• _Information supplied_:
■ ■ ■ ■ ■

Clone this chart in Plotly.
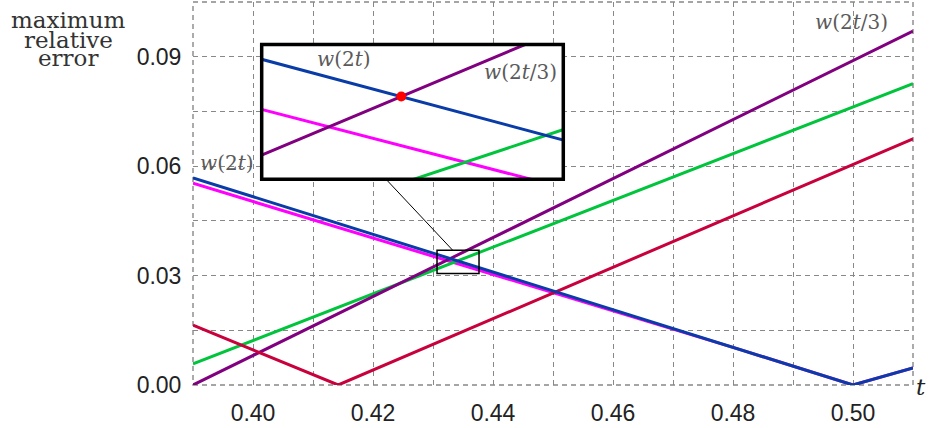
import plotly.graph_objects as go

# ---- data ----
blue_t = [0.39, 0.50, 0.51]
blue_err = [0.0568, 0.0, 0.0047]
magenta_t = [0.39, 0.4815, 0.50, 0.51]
magenta_err = [0.0553, 0.00955, 0.0, 0.0047]
purple_t = [0.39, 0.51]
purple_err = [0.0, 0.097]
green_t = [0.39, 0.51]
green_err = [0.0058, 0.0826]
crimson_t = [0.39, 0.4142, 0.51]
crimson_err = [0.0164, 0.0, 0.0675]
cross_t = [0.43288]
cross_err = [0.03466]

x_ticks = [0.40, 0.42, 0.44, 0.46, 0.48, 0.50]
x_tick_labels = ["0.40", "0.42", "0.44", "0.46", "0.48", "0.50"]
y_ticks = [0.00, 0.03, 0.06, 0.09]
y_tick_labels = ["0.00", "0.03", "0.06", "0.09"]

x_range = [0.39, 0.51]
y_range = [0.0, 0.105]
inset_x_range = [0.43170, 0.43425]
inset_y_range = [0.03331, 0.03551]
zoom_box_t = [0.43067, 0.43767]
zoom_box_err = [0.0306, 0.03695]

series = [
    (magenta_t, magenta_err, "#ff00ff"),
    (green_t, green_err, "#00c43c"),
    (purple_t, purple_err, "#800080"),
    (crimson_t, crimson_err, "#c8003c"),
    (blue_t, blue_err, "#0a3ca8"),
]

fig = go.Figure()
for xa, ya in (("x", "y"), ("x2", "y2")):
    for t, e, c in series:
        fig.add_trace(go.Scatter(x=t, y=e, mode="lines", xaxis=xa, yaxis=ya,
                                 line=dict(color=c, width=3), showlegend=False,
                                 hoverinfo="skip"))
fig.add_trace(go.Scatter(x=cross_t, y=cross_err, mode="markers", xaxis="x2", yaxis="y2",
                         marker=dict(color="#ff0000", size=10), showlegend=False))

grid_color = "#888888"
grid_dash = "5px,4px"
grid = dict(gridcolor=grid_color, gridwidth=1.4, griddash=grid_dash)
tickfont = dict(family="Liberation Sans", size=23, color="#222")

fig.update_layout(
    width=929, height=428,
    margin=dict(l=193, r=16, t=2, b=38),
    plot_bgcolor="white", paper_bgcolor="white",
    xaxis=dict(range=x_range, domain=[0, 1], tickvals=x_ticks, ticktext=x_tick_labels,
               showgrid=True, zeroline=False, showline=False,
               ticks="outside", ticklen=7, tickcolor="rgba(0,0,0,0)",
               tickfont=tickfont,
               minor=dict(dtick=0.01, tick0=0.39, showgrid=True, **grid), **grid),
    yaxis=dict(range=y_range, domain=[0, 1], tickvals=y_ticks, ticktext=y_tick_labels,
               showgrid=True, zeroline=False, showline=False,
               ticks="outside", ticklen=6, tickcolor="rgba(0,0,0,0)",
               tickfont=tickfont,
               minor=dict(dtick=0.015, tick0=0.0, showgrid=True, **grid), **grid),
    xaxis2=dict(range=inset_x_range, domain=[0.0954, 0.5143], anchor="y2",
                showgrid=False, zeroline=False, showticklabels=False, ticks=""),
    yaxis2=dict(range=inset_y_range, domain=[0.5369, 0.8892], anchor="x2",
                showgrid=False, zeroline=False, showticklabels=False, ticks=""),
)

# dashed frame around main plot (edges coincide with grid positions)
fig.add_shape(type="rect", xref="x domain", yref="y domain", x0=0, x1=1, y0=0, y1=1,
              line=dict(color=grid_color, width=1.4, dash=grid_dash), layer="below")
# inset border, zoom box and connector
fig.add_shape(type="rect", xref="paper", yref="paper", x0=0.0954, x1=0.5143,
              y0=0.5369, y1=0.8892, line=dict(color="black", width=3.5), layer="above")
fig.add_shape(type="rect", xref="x", yref="y", x0=zoom_box_t[0], x1=zoom_box_t[1],
              y0=zoom_box_err[0], y1=zoom_box_err[1], line=dict(color="black", width=1.5),
              layer="above")
fig.add_shape(type="line", xref="x", yref="y", x0=0.42223, y0=0.0563, x1=0.43328,
              y1=zoom_box_err[1], line=dict(color="black", width=1), layer="above")

serif = "DejaVu Serif"
for txt, py in (("maximum", 20), ("relative", 40), ("error", 59)):
    fig.add_annotation(text=txt, xref="paper", yref="paper", x=(68 - 193) / 720,
                       y=(390 - py) / 388, showarrow=False, xanchor="center", yanchor="middle",
                       font=dict(family=serif, size=23, color="#333"))

lab = dict(family=serif, size=20, color="#5a5a5a")
fig.add_annotation(text="<i>w</i>(2<i>t</i>)", x=0.39562, y=0.0608, xref="x", yref="y",
                   showarrow=False, font=lab, xanchor="center", yanchor="middle")
fig.add_annotation(text="<i>w</i>(2<i>t</i>/3)", x=0.4998, y=0.09946, xref="x", yref="y",
                   showarrow=False, font=lab, xanchor="center", yanchor="middle")
fig.add_annotation(text="<i>w</i>(2<i>t</i>)", x=(344 - 193) / 720, y=(390 - 60) / 388,
                   xref="paper", yref="paper", showarrow=False, font=lab,
                   xanchor="center", yanchor="middle")
fig.add_annotation(text="<i>w</i>(2<i>t</i>/3)", x=(520 - 193) / 720, y=(390 - 73) / 388,
                   xref="paper", yref="paper", showarrow=False, font=lab,
                   xanchor="center", yanchor="middle")
fig.add_annotation(text="<i>t</i>", x=(921 - 193) / 720, y=(390 - 392) / 388,
                   xref="paper", yref="paper", showarrow=False,
                   xanchor="center", yanchor="middle",
                   font=dict(family=serif, size=23, color="#222"))

fig.write_html("out.html", config={"displayModeBar": False},
               post_script="document.body.style.margin='0px';")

■ ■ ■ ■ ■

• _Exercise directions_: Make an exact copy of the lines from the top of the material through the line with "import plotly.graph_objects as go", pictures excluded.

• _Answer to this task_:
Clone this chart in Plotly.
import plotly.graph_objects as go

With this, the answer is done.